As for why the code never ends, it is probably because I don't have any _exit() or exec() statement explicitly for exit. Am I right?
UPDATE2:
I just read: 56. Difference between the fork() and vfork() system call?
and I think this article helps me with my first confusion.
The child process from vfork() system call executes in the parent’s
address space (this can overwrite the parent’s data and stack ) which
suspends the parent process until the child process exits.

To quote from the vfork(2) man page:
The vfork() function has the same effect as fork(), except that the behaviour is undefined if the process created by vfork() either modifies any data other than a variable of type pid_t used to store the return value from vfork(), or returns from the function in which vfork() was called, or calls any other function before successfully calling _exit() or one of the exec family of functions.
You're doing a whole bunch of those things, so you shouldn't expect it to work. I think the real question here is: why you're using vfork() rather than fork()?
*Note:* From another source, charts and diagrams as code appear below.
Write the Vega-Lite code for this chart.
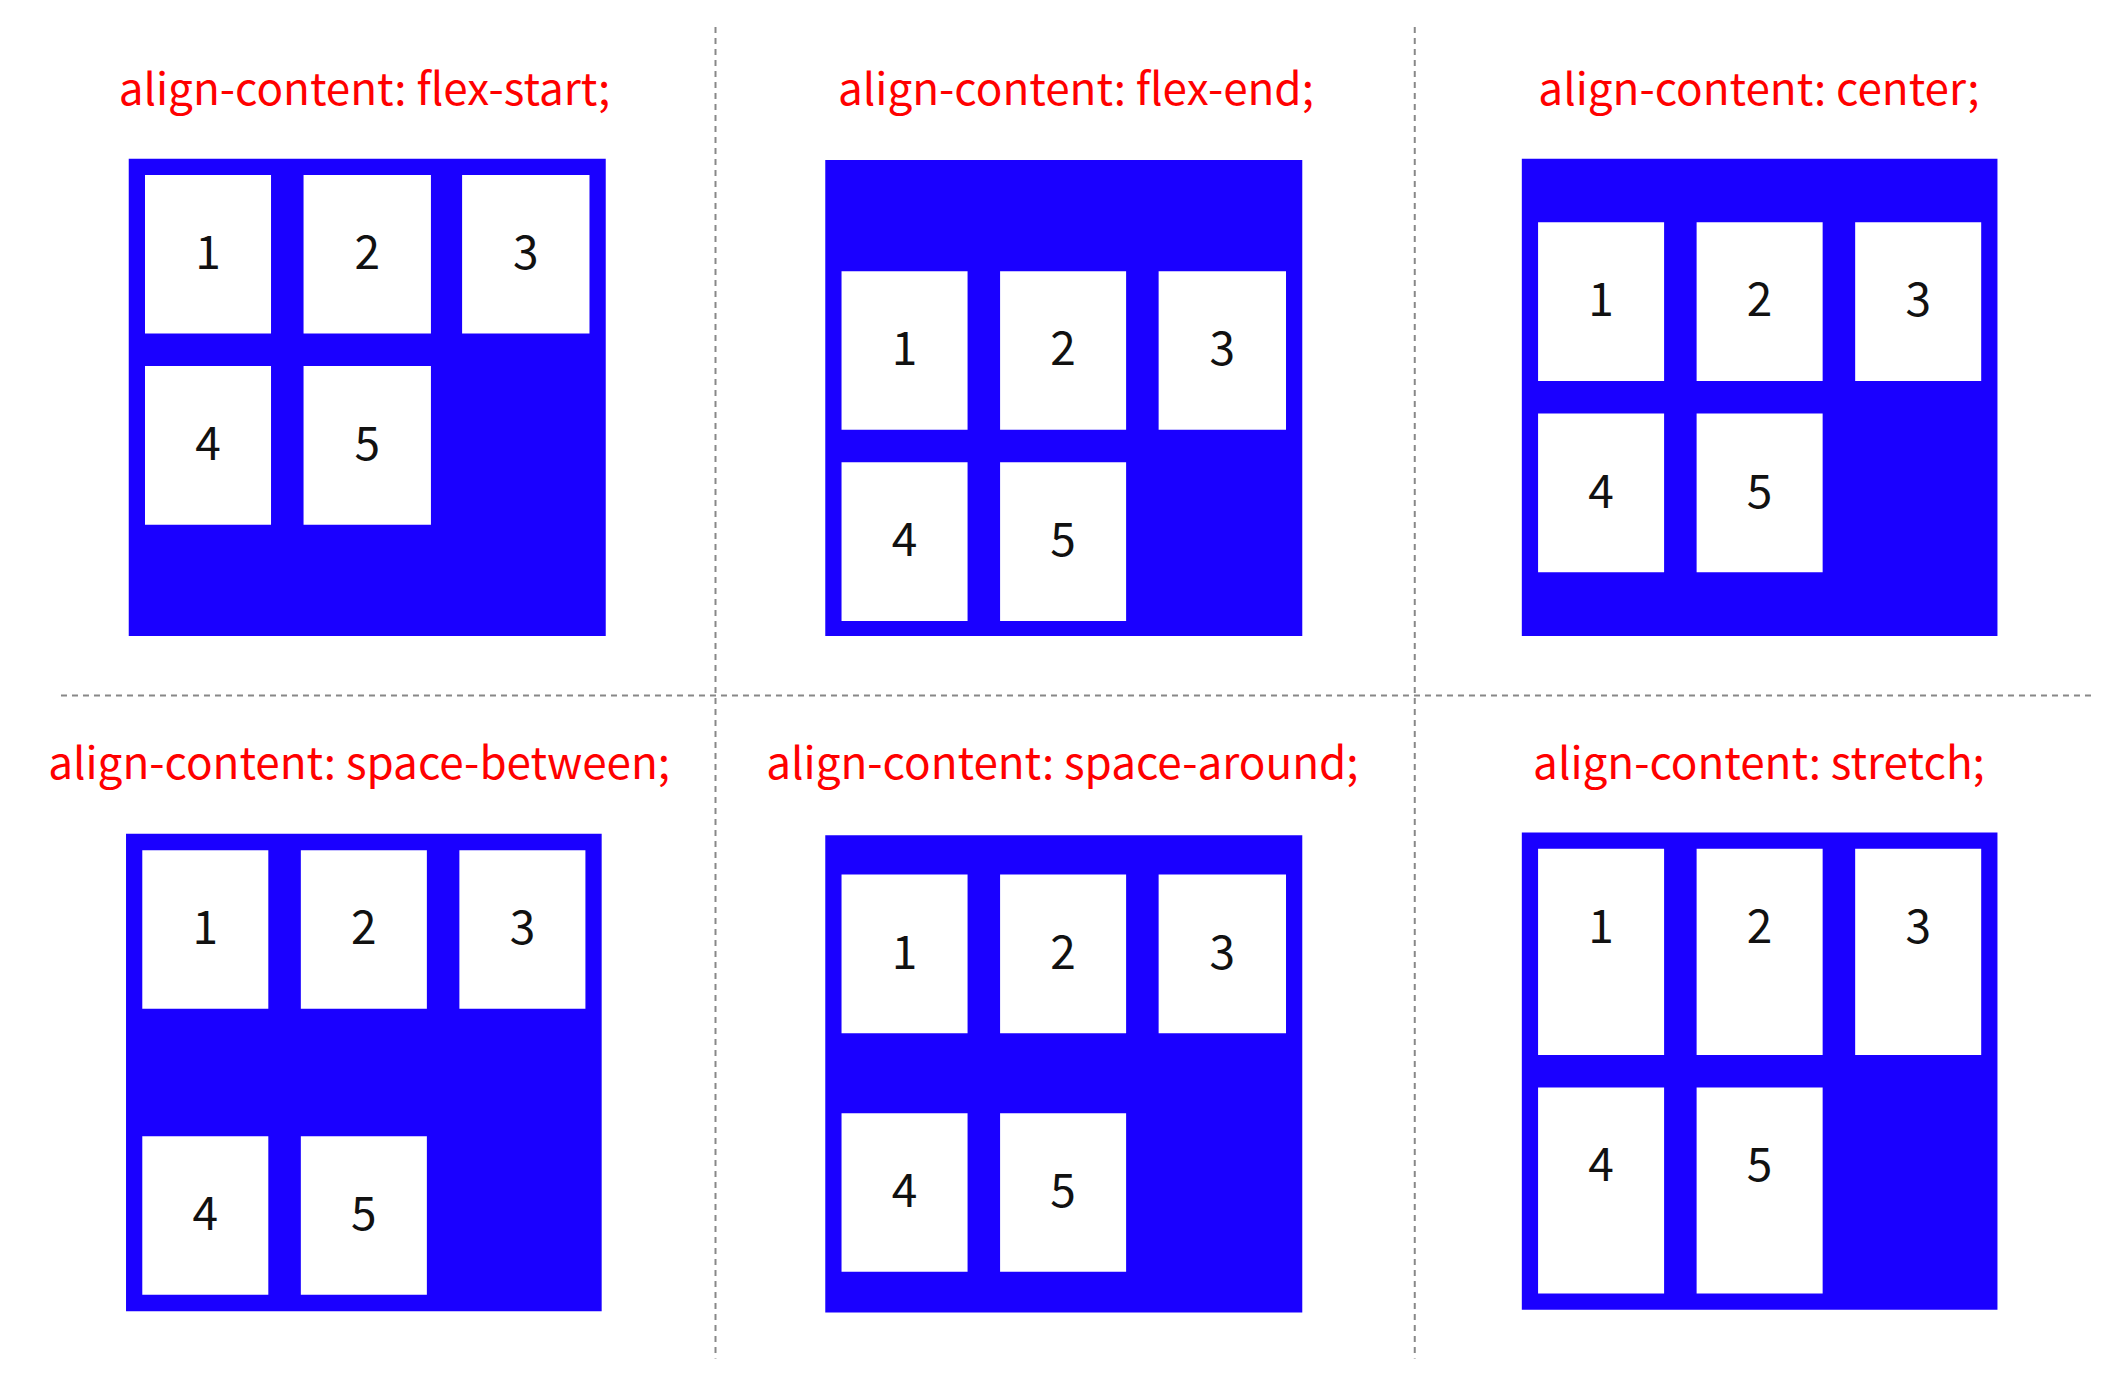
{
"$schema":"https://vega.github.io/schema/vega-lite/v6.json",
"width":2114,"height":1383,
"autosize":{"type":"fit","contains":"padding"},
"padding":0,
"background":"white",
"config":{"view":{"stroke":null}},
"datasets":{
"boxes":[
{"x":95,"x2":447,"y":117,"y2":469},
{"x":609,"x2":961,"y":118,"y2":469},
{"x":1123,"x2":1474,"y":117,"y2":469},
{"x":93,"x2":444,"y":615,"y2":967},
{"x":609,"x2":961,"y":616,"y2":968},
{"x":1123,"x2":1474,"y":614,"y2":966}
],
"items":[
{"x":107,"x2":200,"y":129,"y2":246,"n":"1","ly":188},
{"x":224,"x2":318,"y":129,"y2":246,"n":"2","ly":188},
{"x":341,"x2":435,"y":129,"y2":246,"n":"3","ly":188},
{"x":107,"x2":200,"y":270,"y2":387,"n":"4","ly":329},
{"x":224,"x2":318,"y":270,"y2":387,"n":"5","ly":329},
{"x":621,"x2":714,"y":200,"y2":317,"n":"1","ly":259},
{"x":738,"x2":831,"y":200,"y2":317,"n":"2","ly":259},
{"x":855,"x2":949,"y":200,"y2":317,"n":"3","ly":259},
{"x":621,"x2":714,"y":341,"y2":458,"n":"4","ly":400},
{"x":738,"x2":831,"y":341,"y2":458,"n":"5","ly":400},
{"x":1135,"x2":1228,"y":164,"y2":281,"n":"1","ly":223},
{"x":1252,"x2":1345,"y":164,"y2":281,"n":"2","ly":223},
{"x":1369,"x2":1462,"y":164,"y2":281,"n":"3","ly":223},
{"x":1135,"x2":1228,"y":305,"y2":422,"n":"4","ly":364},
{"x":1252,"x2":1345,"y":305,"y2":422,"n":"5","ly":364},
{"x":105,"x2":198,"y":627,"y2":744,"n":"1","ly":686},
{"x":222,"x2":315,"y":627,"y2":744,"n":"2","ly":686},
{"x":339,"x2":432,"y":627,"y2":744,"n":"3","ly":686},
{"x":105,"x2":198,"y":838,"y2":955,"n":"4","ly":897},
{"x":222,"x2":315,"y":838,"y2":955,"n":"5","ly":897},
{"x":621,"x2":714,"y":645,"y2":762,"n":"1","ly":704},
{"x":738,"x2":831,"y":645,"y2":762,"n":"2","ly":704},
{"x":855,"x2":949,"y":645,"y2":762,"n":"3","ly":704},
{"x":621,"x2":714,"y":821,"y2":938,"n":"4","ly":880},
{"x":738,"x2":831,"y":821,"y2":938,"n":"5","ly":880},
{"x":1135,"x2":1228,"y":626,"y2":778,"n":"1","ly":685},
{"x":1252,"x2":1345,"y":626,"y2":778,"n":"2","ly":685},
{"x":1369,"x2":1462,"y":626,"y2":778,"n":"3","ly":685},
{"x":1135,"x2":1228,"y":802,"y2":954,"n":"4","ly":861},
{"x":1252,"x2":1345,"y":802,"y2":954,"n":"5","ly":861}
],
"titles":[
{"x":269,"y":68,"t":"align-content: flex-start;"},
{"x":794,"y":68,"t":"align-content: flex-end;"},
{"x":1298,"y":68,"t":"align-content: center;"},
{"x":265,"y":565,"t":"align-content: space-between;"},
{"x":784,"y":565,"t":"align-content: space-around;"},
{"x":1298,"y":565,"t":"align-content: stretch;"}
],
"lines":[
{"x":528,"x2":528,"y":20,"y2":1002},
{"x":1044,"x2":1044,"y":20,"y2":1002},
{"x":45,"x2":1545,"y":513,"y2":513}
]
},
"layer":[
{"data":{"name":"lines"},"mark":{"type":"rule","color":"#888888","strokeDash":[6,5],"strokeWidth":2},
"encoding":{"x":{"field":"x","type":"quantitative","scale":{"domain":[0,1560],"nice":false,"zero":false},"axis":null},"x2":{"field":"x2"},
"y":{"field":"y","type":"quantitative","scale":{"domain":[0,1020],"nice":false,"zero":false,"reverse":true},"axis":null},"y2":{"field":"y2"}}},
{"data":{"name":"boxes"},"mark":{"type":"rect","color":"#1a00ff"},
"encoding":{"x":{"field":"x","type":"quantitative"},"x2":{"field":"x2"},"y":{"field":"y","type":"quantitative"},"y2":{"field":"y2"}}},
{"data":{"name":"items"},"mark":{"type":"rect","color":"#ffffff"},
"encoding":{"x":{"field":"x","type":"quantitative"},"x2":{"field":"x2"},"y":{"field":"y","type":"quantitative"},"y2":{"field":"y2"}}},
{"data":{"name":"items"},"transform":[{"calculate":"(datum.x+datum.x2)/2","as":"cx"}],"mark":{"type":"text","fontSize":46,"font":"Noto Sans CJK JP","color":"#111111","baseline":"middle","align":"center"},
"encoding":{"x":{"field":"cx","type":"quantitative"},"y":{"field":"ly","type":"quantitative"},"text":{"field":"n"}}},
{"data":{"name":"titles"},"mark":{"type":"text","fontSize":44,"font":"Noto Sans CJK JP","color":"#ff0000","baseline":"middle","align":"center"},
"encoding":{"x":{"field":"x","type":"quantitative"},"y":{"field":"y","type":"quantitative"},"text":{"field":"t"}}}
]
}
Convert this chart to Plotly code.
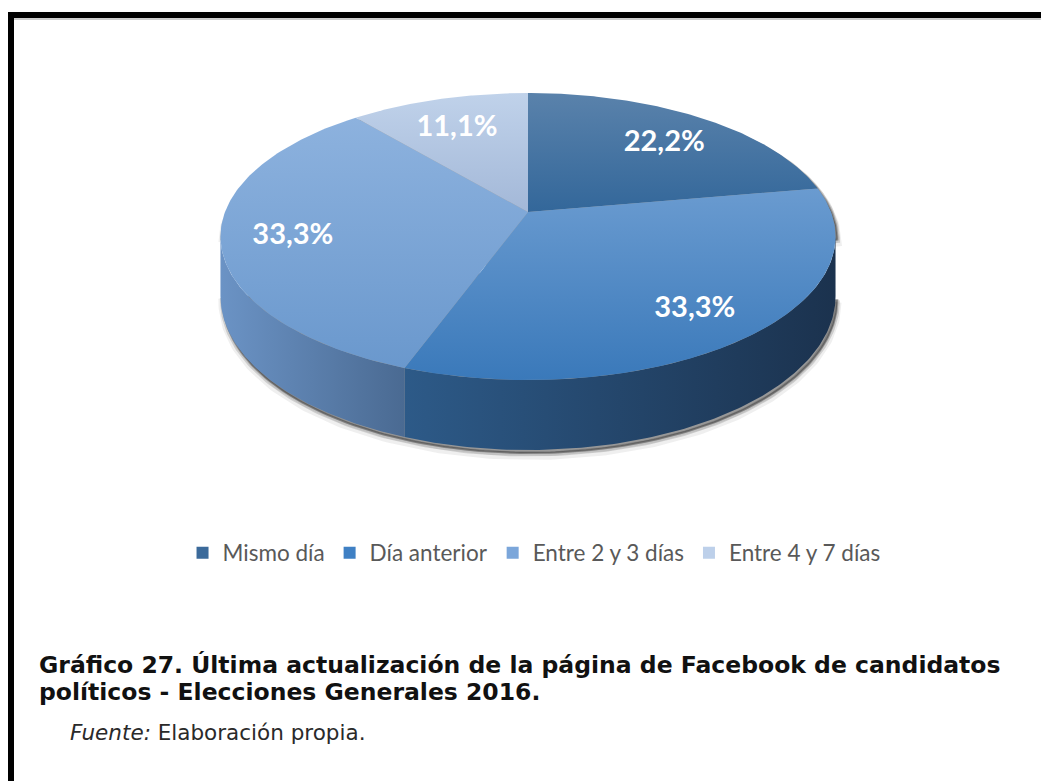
import math
import plotly.graph_objects as go

# Survey data: time since the last Facebook page update
categories = ["Mismo día", "Día anterior", "Entre 2 y 3 días", "Entre 4 y 7 días"]
values = [22.2, 33.3, 33.3, 11.1]
legend_colors = ["#3b6a9a", "#3f80c4", "#7ba6da", "#bdd0ea"]
# (upper, lower) colours of each top face
top_gradients = [("#5a82ab", "#33679a"), ("#6a9bd0", "#3a79ba"),
                 ("#8db2de", "#6a98cd"), ("#c0d2ea", "#a3b8d8")]
# (left, right) colours of each front wall
side_gradients = [("#3a6a9a", "#27476b"), ("#2d5a88", "#1b324e"),
                  ("#6b93c5", "#4a6a92"), ("#b0c4e0", "#8ea4c4")]

W, HGT = 1041, 781
# 3D pie geometry (screen pixels)
CX, CY = 528, 212        # projected centre of the top face
RA, RB = 303, 139.3      # horizontal / vertical radii
K = 0.171                # perspective strength
DEPTH = 58               # thickness of the pie
LABEL_R = 0.77           # label distance as a fraction of the radius
LABEL_DY = 6             # optical correction for the label baseline


def rim(theta, f=1.0):
    t = math.radians(theta)
    w = math.cos(t)
    s = 1.0 / (1.0 + K * f * w)
    return CX + RA * f * math.sin(t) * s, CY - RB * f * w * s, s


def arc(a, b, n=120):
    return [a + (b - a) * i / n for i in range(n + 1)]


# visible front wall spans the horizontal extremes of the top ellipse
vis_lo = math.degrees(math.acos(-K))
vis_hi = 360 - vis_lo

total = sum(values)
bounds = [0.0]
for v in values:
    bounds.append(bounds[-1] + v / total * 360)

fig = go.Figure()

# soft drop shadow under the pie
sil = arc(vis_hi - 360, vis_lo, 200)
front = arc(vis_lo, vis_hi, 200)
for dy, alpha, lw in [(6, 0.07, 8), (4, 0.16, 5), (3, 0.3, 2)]:
    xs, ys = [], []
    for th in front:
        x, y, s = rim(th)
        xs.append(x + 2)
        ys.append(y + DEPTH * s + dy)
    for th in reversed(sil):
        x, y, s = rim(th)
        xs.append(x + 2)
        ys.append(y + dy)
    fig.add_trace(go.Scatter(x=xs, y=ys, fill="toself", mode="lines",
                             fillcolor=f"rgba(30,30,30,{alpha})",
                             line=dict(color=f"rgba(30,30,30,{alpha})", width=lw),
                             hoverinfo="skip", showlegend=False))

# front walls
for i in range(len(values)):
    a, b = max(bounds[i], vis_lo), min(bounds[i + 1], vis_hi)
    if b <= a:
        continue
    xs, ys = [], []
    for th in arc(a, b):
        x, y, s = rim(th)
        xs.append(x)
        ys.append(y)
    for th in arc(b, a):
        x, y, s = rim(th)
        xs.append(x)
        ys.append(y + DEPTH * s)
    c0, c1 = side_gradients[i]
    fig.add_trace(go.Scatter(x=xs, y=ys, fill="toself", mode="lines",
                             line=dict(width=0),
                             fillgradient=dict(type="horizontal",
                                               colorscale=[[0, c0], [1, c1]]),
                             hoverinfo="skip", showlegend=False))

# top faces
for i in range(len(values)):
    xs, ys = [CX], [CY]
    for th in arc(bounds[i], bounds[i + 1]):
        x, y, _ = rim(th)
        xs.append(x)
        ys.append(y)
    xs.append(CX)
    ys.append(CY)
    c_up, c_low = top_gradients[i]
    fig.add_trace(go.Scatter(x=xs, y=ys, fill="toself", mode="lines",
                             line=dict(width=0),
                             fillgradient=dict(type="vertical",
                                               colorscale=[[0, c_low], [1, c_up]]),
                             hoverinfo="skip", showlegend=False))

# percentage labels
lx, ly, lt = [], [], []
for i, v in enumerate(values):
    mid = (bounds[i] + bounds[i + 1]) / 2
    x, y, _ = rim(mid, LABEL_R)
    lx.append(x)
    ly.append(y + LABEL_DY)
    lt.append(f"{v:.1f}%".replace(".", ","))
fig.add_trace(go.Scatter(x=lx, y=ly, text=lt, mode="text",
                         textfont=dict(family="Lato", size=29, color="white", weight="bold"),
                         hoverinfo="skip", showlegend=False))

# legend entries
for name, col in zip(categories, legend_colors):
    fig.add_trace(go.Scatter(x=[None], y=[None], mode="markers", name=name,
                             marker=dict(symbol="square", size=12, color=col)))

fig.update_layout(
    width=W, height=HGT,
    margin=dict(l=0, r=0, t=0, b=0),
    paper_bgcolor="white", plot_bgcolor="white",
    xaxis=dict(range=[0, W], visible=False, fixedrange=True),
    yaxis=dict(range=[HGT, 0], visible=False, fixedrange=True),
    legend=dict(orientation="h", x=0.513, xanchor="center",
                y=1 - 553 / HGT, yanchor="middle",
                font=dict(family="Lato", size=22.5, color="#595959"),
                itemwidth=30, tracegroupgap=0,
                bgcolor="rgba(0,0,0,0)"),
    shapes=[
        dict(type="rect", xref="x", yref="y", x0=8, x1=W, y0=12, y1=18,
             fillcolor="black", line=dict(width=0)),
        dict(type="rect", xref="x", yref="y", x0=8, x1=14, y0=12, y1=HGT,
             fillcolor="black", line=dict(width=0)),
        dict(type="line", xref="x", yref="y", x0=14, x1=W, y0=19, y1=19,
             line=dict(color="#9a9a9a", width=1)),
    ],
    annotations=[
        dict(x=37, y=665, xref="x", yref="y", xanchor="left", yanchor="middle",
             showarrow=False,
             text="<b>Gráfico 27. Última actualización de la página de Facebook de candidatos</b>",
             font=dict(family="DejaVu Sans", size=23.5, color="#111111")),
        dict(x=37, y=692, xref="x", yref="y", xanchor="left", yanchor="middle",
             showarrow=False,
             text="<b>políticos - Elecciones Generales 2016.</b>",
             font=dict(family="DejaVu Sans", size=23.5, color="#111111")),
        dict(x=68, y=732, xref="x", yref="y", xanchor="left", yanchor="middle",
             showarrow=False,
             text="<i>Fuente:</i> Elaboración propia.",
             font=dict(family="DejaVu Sans", size=21.5, color="#2a2a2a")),
    ],
)

fig.write_html("out.html")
Don't use vfork. That's the simplest advice you can get. The only thing that vfork gives you is suspending the parent until the child either calls exec* or _exit. The part about sharing the address space is incorrect, some operating systems do it, other choose not to because it's very unsafe and has caused serious bugs.
Last time I looked at how applications use vfork in reality the absolute majority did it wrong. It was so bad that I threw away the 6 character change that enabled address space sharing on the operating system I was working on at that time. Almost everyone who uses vfork at least leaks memory if not worse.
If you really want to use vfork, don't do anything other than immediately call _exit or execve after it returns in the child process. Anything else and you're entering undefined territory. And I really mean "anything". You start parsing your strings to make arguments for your exec call and you're pretty much guaranteed that something will touch something it's not supposed to touch. And I also mean execve, not some other function from the exec family. Many libc out there do things in execvp, execl, execle, etc. that are unsafe in a vfork context.
What is specifically happening in your example:
If your operating system shares address space the child returning from main means that your environment cleans things up (flush stdout since you called printf, free memory that was allocated by printf and such things). This means that there are other functions called that will overwrite the stack frame the parent was stuck in. vfork returning in the parent returns to a stack frame that has been overwritten and anything can happen, it might not even have a return address on the stack to return to anymore. You first entered undefined behavior country by calling printf, then the return from main brought you into undefined behavior continent and the cleanup run after the return from main made you travel to undefined behavior planet.

From the official specification:
the behavior is undefined if the process created by vfork() either modifies any data other than a variable of type pid_t used to store the return value from vfork(),
In your program you modify data other than the pid variable, meaning the behavior is undefined.
You also have to call _exit to end the process, or call one of the exec family of functions.

The child must _exit rather than returning from main. If the child returns from main, then the stack frame does not exist for the parent when it returns from vfork.

just call the _exit instead of calling return or insert _exit(0) to the last line in "child process". return 0 calls exit(0) while close the stdout, so when another printf follows, the program crashes.